Over the years, he builds up friendships with some of his captors. Of one of them, ‘Mohan’, he says:

“…Mohan seemed to enjoy recounting stories of his childhood in the South. He had started his life in Wellawatte in Colombo, and gone to school at Royal College. His family had been displaced to Jaffna after the 1983 riots. Eventually, the rest of Mohan’s family had migrated to Switzerland while he joined the movement. I imagine that it was Mohan joining the movement that had been his family’s pass to leave—the LTTE sometimes extracted these bargains. But it was also something he had chosen, he said… He told me that his mother despaired of his choice. She told him that he was trying to win freedom for his people by losing his own.”

While there is a genuine regard for individuals, there is also a clear recognition of the LTTE’s weaknesses. On page 185, when he is finally released, he says:

“I think this was also why the cadres we had known were sad to see us go… It must have been hard to watch us being freed, while they remained, essentially, in captivity… A lot of these cadres, even the ones who joined the LTTE voluntarily, joined as teenagers. That is when the mind is more open to militancy. But eventually you want more of life than a singular cause.

“But here we were, seven prisoners leaving for better lives than our captors could hope for. The bus came. We got in, waved good bye, and started the journey back.”

A Long Watch is sad in an unexpected way, partly because there is no easy, happy ending. Boyagoda is released but the transition back to a ‘normal’ life takes time. This is Boyagoda, on page 199:

“When you’re in the world you adjust to changes as they come. They become  part of you. But I felt I had dropped from the jungle into a new reality… My children were growing up in a world I did not know well enough for me to be any sort of guide to them…I was worried that I would mess things up even if I tried to just to help with their homework. I didn’t know my children well enough to know how to suggest things to them.”

Commodore Ajith Boyagoda was held captive by the LTTE for eight years. Image courtesy dailynews.lk

The other moving part of the book is the reminder of the many untold stories of others caught up in the war: the lives that intersect briefly with Boyagoda’s account. On page 217, Boyagoda says:

“At the end of the war, I was relieved the war itself was over. At least the part of the conflict that was an outright war had come to an end. I had to be relieved about that. I could stop fearing that someone I knew would be blown up on a bus in Colombo. That was some consolation—I didn’t want to forget that…But I was aware of so many lives that had been lost or ruined—people I knew and thousands more I did not know. There is absolutely no victory in a war—I’m sure of that.”

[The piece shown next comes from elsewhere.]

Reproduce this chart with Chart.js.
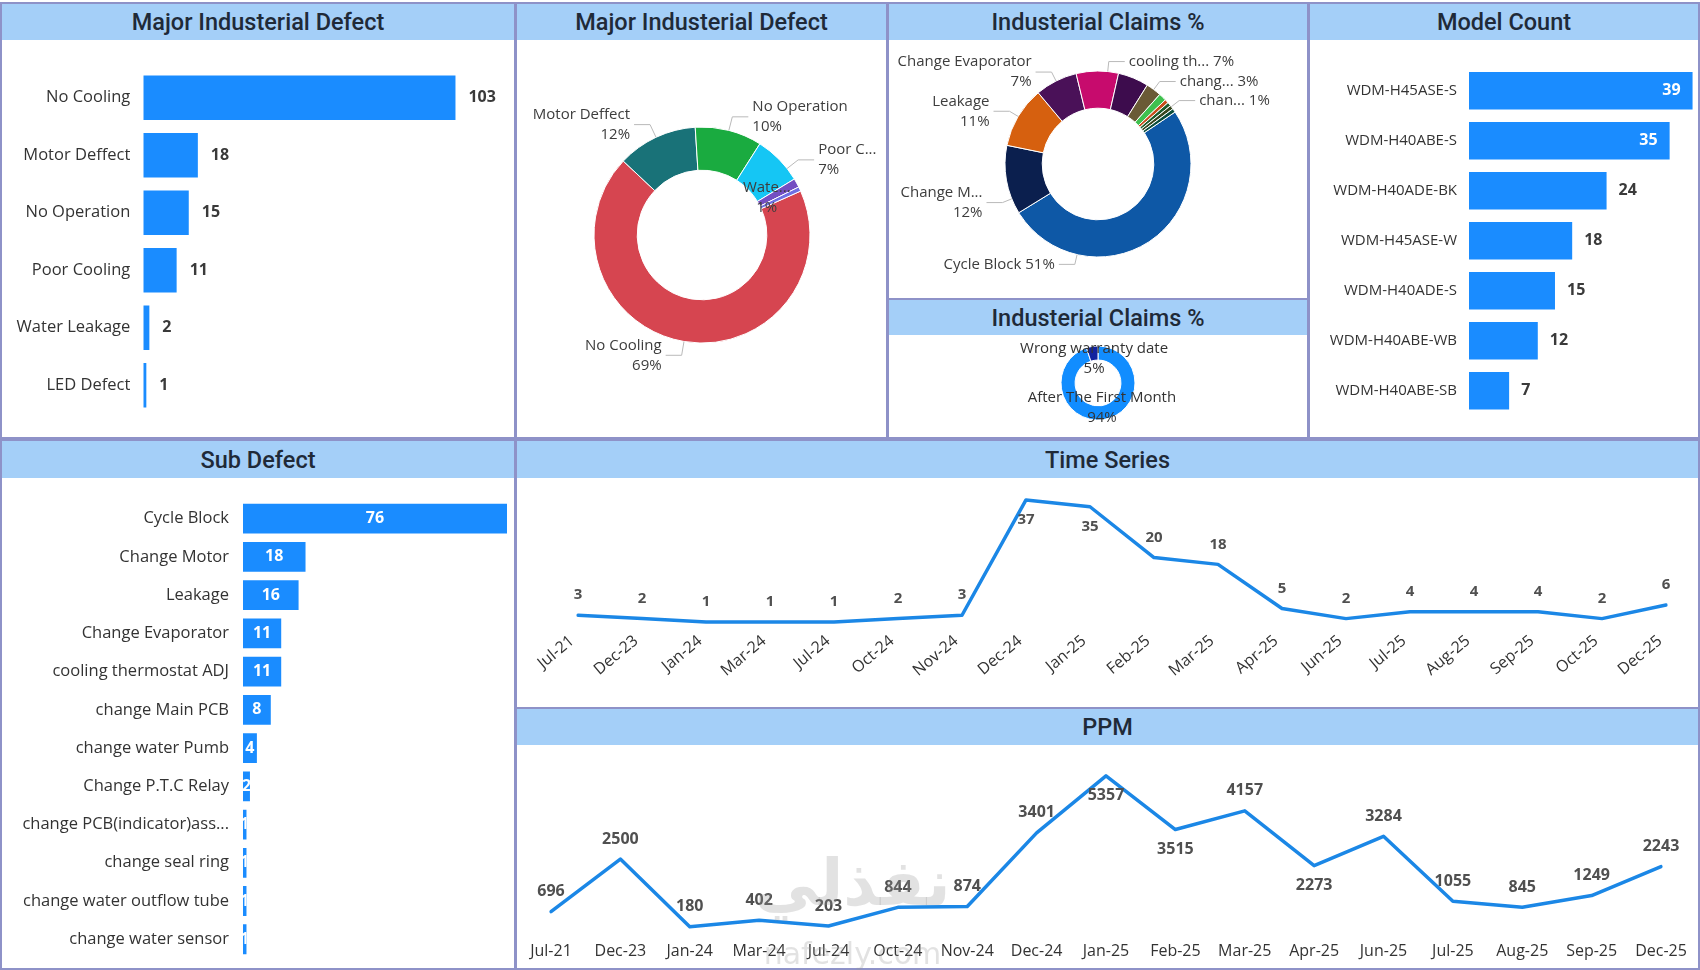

There are many such lives on both sides of the conflict: the executive officer who told Boyagaoda on the night the ship was sunk, “Sir, apita gehuwa” and who is listed as missing in action to this day; the seaman who clung onto the raft next to Boyagoda, whose bullet-covered body was recovered later. And from the other side, the young children of his captor who came to wave goodbye on the day when they were finally released, and Mohan the young boy from Wellawatte. Later, he wonders what became of them. So many untold stories, so many lives that came apart because of the war.

A Long Watch deserves a wide readership. Because there is immense value in one man’s story. Because there are so many stories that will likely remain untold. And above all, because one day it may lead to more of those stories being told.

Note: The quotes from Sunila Galappatti are taken from the session ‘In conversation: Sunila Galappatti on a Long Watch: War, Captivity and return in Sri Lanka’ held as part of the  Galle Literary Festival on January 13, 2017. The session was moderated by Ruhanie Perera.